In Fig. 11, we present the average values of PD and FAR over all SNRs. The average could be interpreted as the robustness of the proposed technique in terms of SNR. In fact, the data corresponding to \(H_0\) are noise-only related and not impacted by the SNR, thus their detectors scattering remains stable in the space independently of the SNR. On the another hand, the data under \(H_1\) is PU signal dependent, and subsequently it is related to the SNR of the received PU signal. Hence, the performance analysis presenting the average PD and FAR gives us an in-depth view on the efficiency of the proposed technique to distinguish between \(H_0\) and \(H_1\), for wide range of SNR ([− 24 ; 0] dB). For the case where no HSS is used, i.e. only ED is used, thre average PD is around 0.84 for an average FAR of 0.25 as shown in Fig. 11 respectively. In contrast, for HSS when the number of used detectors increases the average PD increases accordingly, whereas the average FAR decreases.

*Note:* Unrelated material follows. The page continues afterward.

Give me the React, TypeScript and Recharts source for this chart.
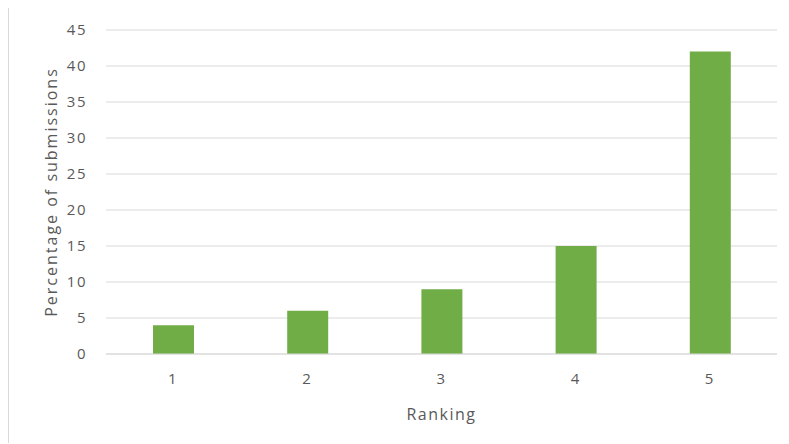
import React from 'react';
import { BarChart, Bar, XAxis, YAxis, CartesianGrid } from 'recharts';

const rankings = ['1', '2', '3', '4', '5'];
const percentages = [4, 6, 9, 15, 42];
const yTicks = [0, 5, 10, 15, 20, 25, 30, 35, 40, 45];

const data = rankings.map((r, i) => ({ ranking: r, value: percentages[i] }));

const FONT = '"Open Sans", sans-serif';
const TEXT = '#595959';

export default function App() {
  return (
    <div style={{ position: 'relative', width: 781, height: 436, marginTop: -1, borderLeft: '1px solid #d9d9d9', borderTop: '1px solid #d9d9d9', boxSizing: 'border-box', background: '#fff' }}>
      <BarChart width={780} height={436} data={data} margin={{ top: 22, right: 12, left: 0, bottom: 0 }} style={{ fontFamily: FONT }}>
        <CartesianGrid vertical={false} stroke="#d9d9d9" />
        <XAxis
          dataKey="ranking"
          height={90}
          tickSize={0}
          tickMargin={19}
          stroke="#d9d9d9"
          tick={{ fill: TEXT, fontSize: 15, fontFamily: FONT, style: { letterSpacing: 1.5 } }}
          label={{ value: 'Ranking', position: 'insideBottom', offset: 24, fill: TEXT, fontSize: 16, fontFamily: FONT, style: { letterSpacing: 1.5 } }}
        />
        <YAxis
          width={97}
          domain={[0, 45]}
          ticks={yTicks}
          axisLine={false}
          tickLine={false}
          tickSize={0}
          tickMargin={19}
          tick={{ fill: TEXT, fontSize: 15, fontFamily: FONT, style: { letterSpacing: 1.5 } }}
          label={{ value: 'Percentage of submissions', angle: -90, position: 'insideLeft', offset: 42, fill: TEXT, fontSize: 16, fontFamily: FONT, style: { textAnchor: 'middle', letterSpacing: 2 } }}
        />
        <Bar dataKey="value" fill="#70ad47" barSize={41} isAnimationActive={false} />
      </BarChart>
    </div>
  );
}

An average PD higher than 0.93 is observed when more than 3 detectors are used, while an almost zero FAR is obtained.

Fig. 10
figure 10

Evaluation of PD and FAR in terms of SNRs

Fig. 11
figure 11

The average PD and FAR for the SNR range [− 24 ; 0] dB for the used combination in the proposed ANN-based HSS technique

5 Conclusion

In this paper, we presented hybrid spectrum sensing (HSS) technique using artificial neural network (ANN). Instead of using one detection method as per the classical spectrum sensing, several test statistics (TSs) of several detectors are combined using ANN. ANN system is trained with the TSs of the used detectors for the noise-only case and for the case where PU is active. The numerical results corroborate the efficiency of the proposed HSS compared to the non hybrid detection technique, where ANN is trained with the TS on only one detector. In addition, the results proved that the detection outcome becomes more reliable as the number of detectors increases.